By Joe Sheller / Guest Column
Back in July, comedian and media commentator John Oliver ran a segment on his HBO show, “Last Week Tonight” that was highly critical of the Sinclair Broadcast Group. The company, which owns or operates nearly 200 televisions stations, including KGAN and KFXA in Cedar Rapids, was accused of slanting local news programs by dictating content to its local stations.
Sinclair has made a notable practice of sending “must run” news segments to its stations. If you’re a viewer of CBS2 or FOX 28, odds are you’ve already seen the “Terror Alert Desk” and “Bottom Line with Boris” segments that occasionally air. (In full disclosure, the stations also air a weekly CBJ Report segment each Thursday.)
What particularly rankles many media critics, Oliver included, is the fact that Sinclair is poised to grow even larger. The company is attempting to buy more than 40 stations now owned by Tribune Media, including 39 of the country’s top 50 local stations, according to the Los Angeles Times.
I can understand Oliver and others being miffed at the prospect of the Sinclair deal. On KGAN, the company’s must-run segments often seem odd, especially in the morning newscast, when they pop into the program with little to no transition. Whether it’s the face of Boris Epshteyn, a former Trump campaign official and White House aide who was hired by Sinclair as its chief political analyst, or a report from Circa, a Sinclair-owned website, the segments can feel like an alien intrusion in an otherwise local broadcast.
What’s more, the content from Sinclair corporate is almost universally right-wing in nature. The publicly traded company, headquartered in Baltimore, hires some of the most conservative journalists in America for its news segments. There are even rumors that the Tribune merger may pave the way for Sinclair to partner with Breitbart News to launch a new conservative competitor to Fox News.
On Oct. 19, the LA Times reported that Tribune shareholders had approved the company’s acquisition by Sinclair. It should be noted that any merger would not include iconic newspaper brands like the Chicago Tribune or the LA Times, both of which had previously been spun off into a new, separate company called Tronc (an abbreviation for “Tribune Online Content”).
To be honest, I can’t see the merger making a huge difference here in the Corridor. For one thing, we’ve been watching a Sinclair affiliate since the company bought KGAN in 1999. And none of our local TV stations are really locally owned, anyway – KCRG, formerly owned by The Gazette Co., was sold to Gray Television in 2015; KWWL is owned by Quincy Media, based in Illinois.

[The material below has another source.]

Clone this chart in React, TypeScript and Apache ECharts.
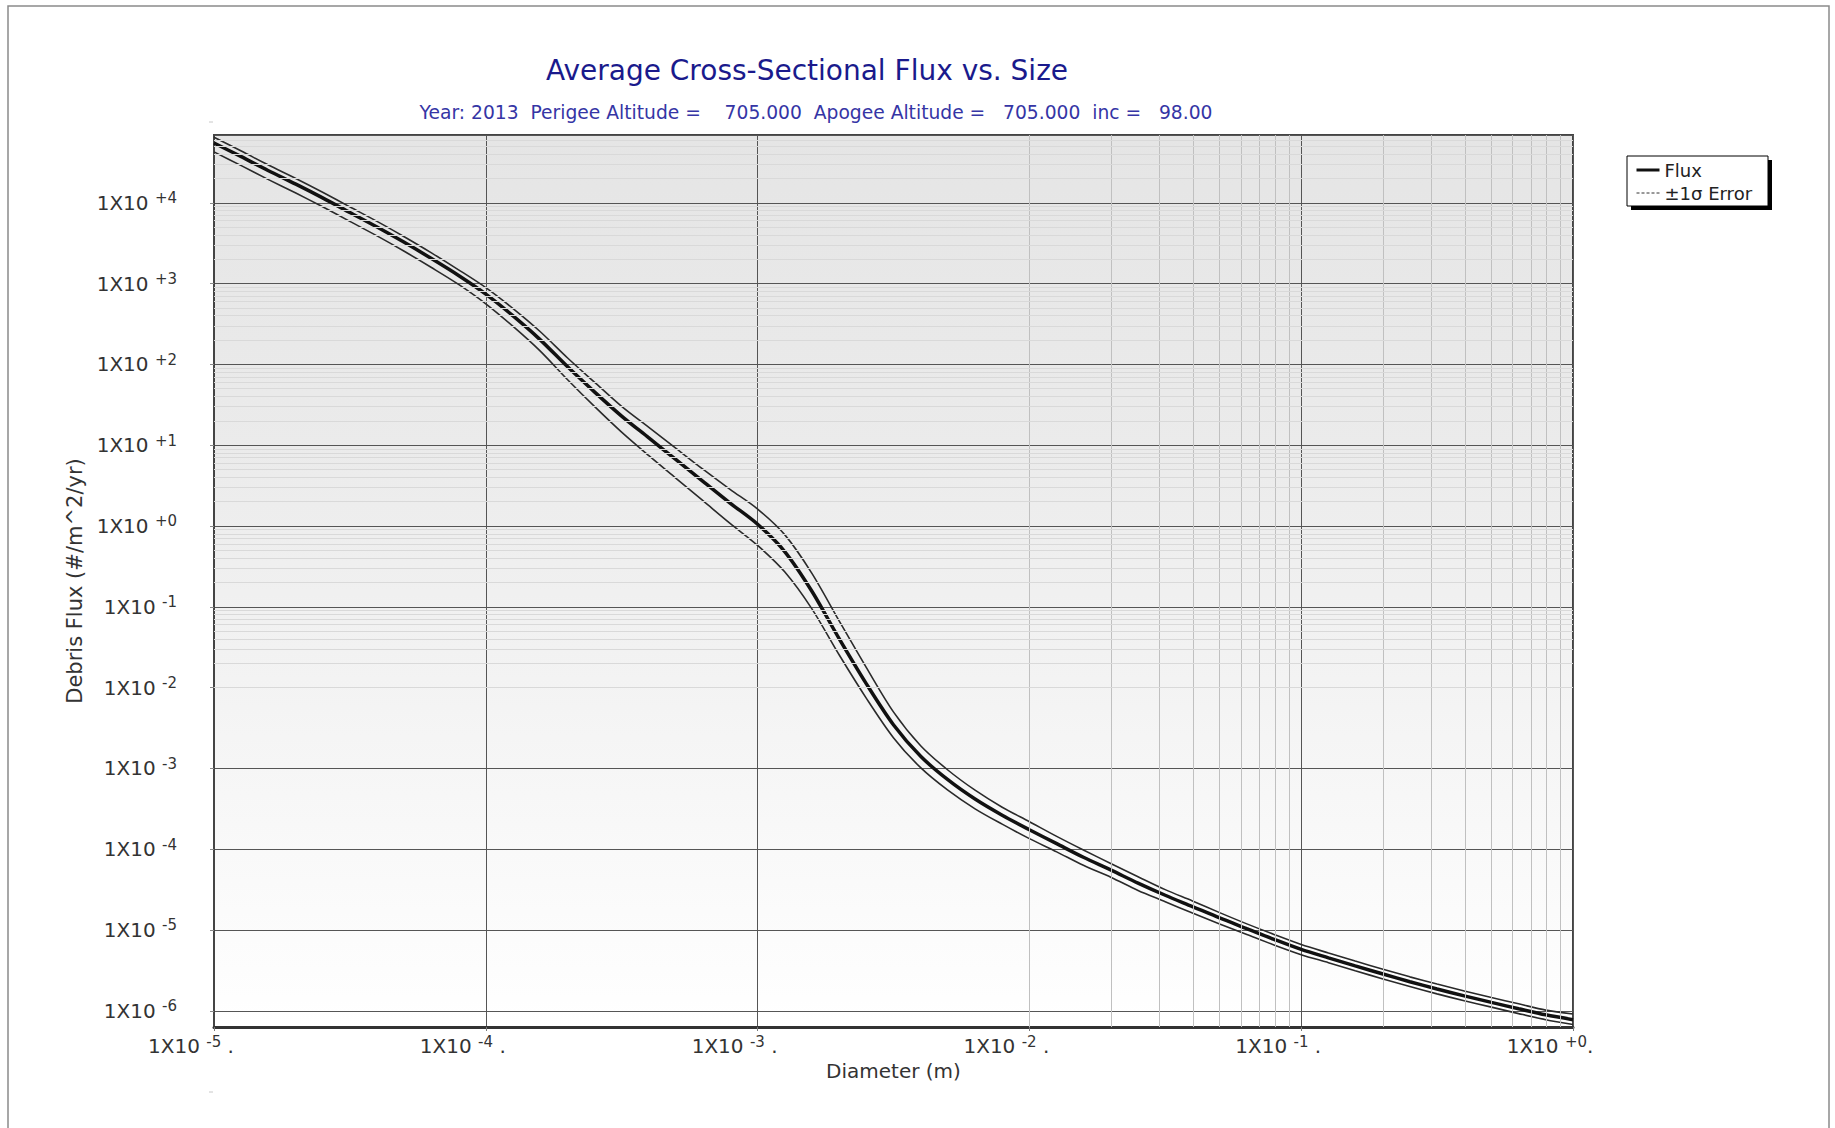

And while I don’t particularly care for the odd, abrasive segments Sinclair produces for its stations, I can still change the channel, just like any other viewer.
I do think it’s interesting that two years after KCRG’s sale, another Corridor TV station is caught up in the media consolidation trend that has been playing out nationally.
Of course, the Sinclair-Tribune merger has not closed yet – although even without it, Sinclair remains one of the largest television broadcasters in the country. The Federal Communications Commission still has to approve the deal and recently extended the time period it gave itself to consider it.
Still, the smart money seems to say that today’s conservative FCC is not likely to stand in the way of the deal. TV station ownership rules are being loosened and regulations interpreted in a way that is most generous to the TV industry.
That’s hardly surprising or new, however. The relaxing of FCC rules began during the Reagan administration, and even as there’s anxiety over the growing influence of one company over local TV broadcasts around the country, it’s also true that news consumption itself is shifting way from traditional outlets. Sinclair may succeed in its bid for the Tribune Company’s TV stations, but the age of the smartphone and YouTube has diluted that influence greatly.
Will Sinclair rise to challenge Fox News on the right? And if so, will there be more “Bottom Line with Boris”-style programming on KGAN and KFXA? Personally, I hope not. I would prefer to see more stories about Corridor people and businesses – the bread and butter local broadcasting was built upon.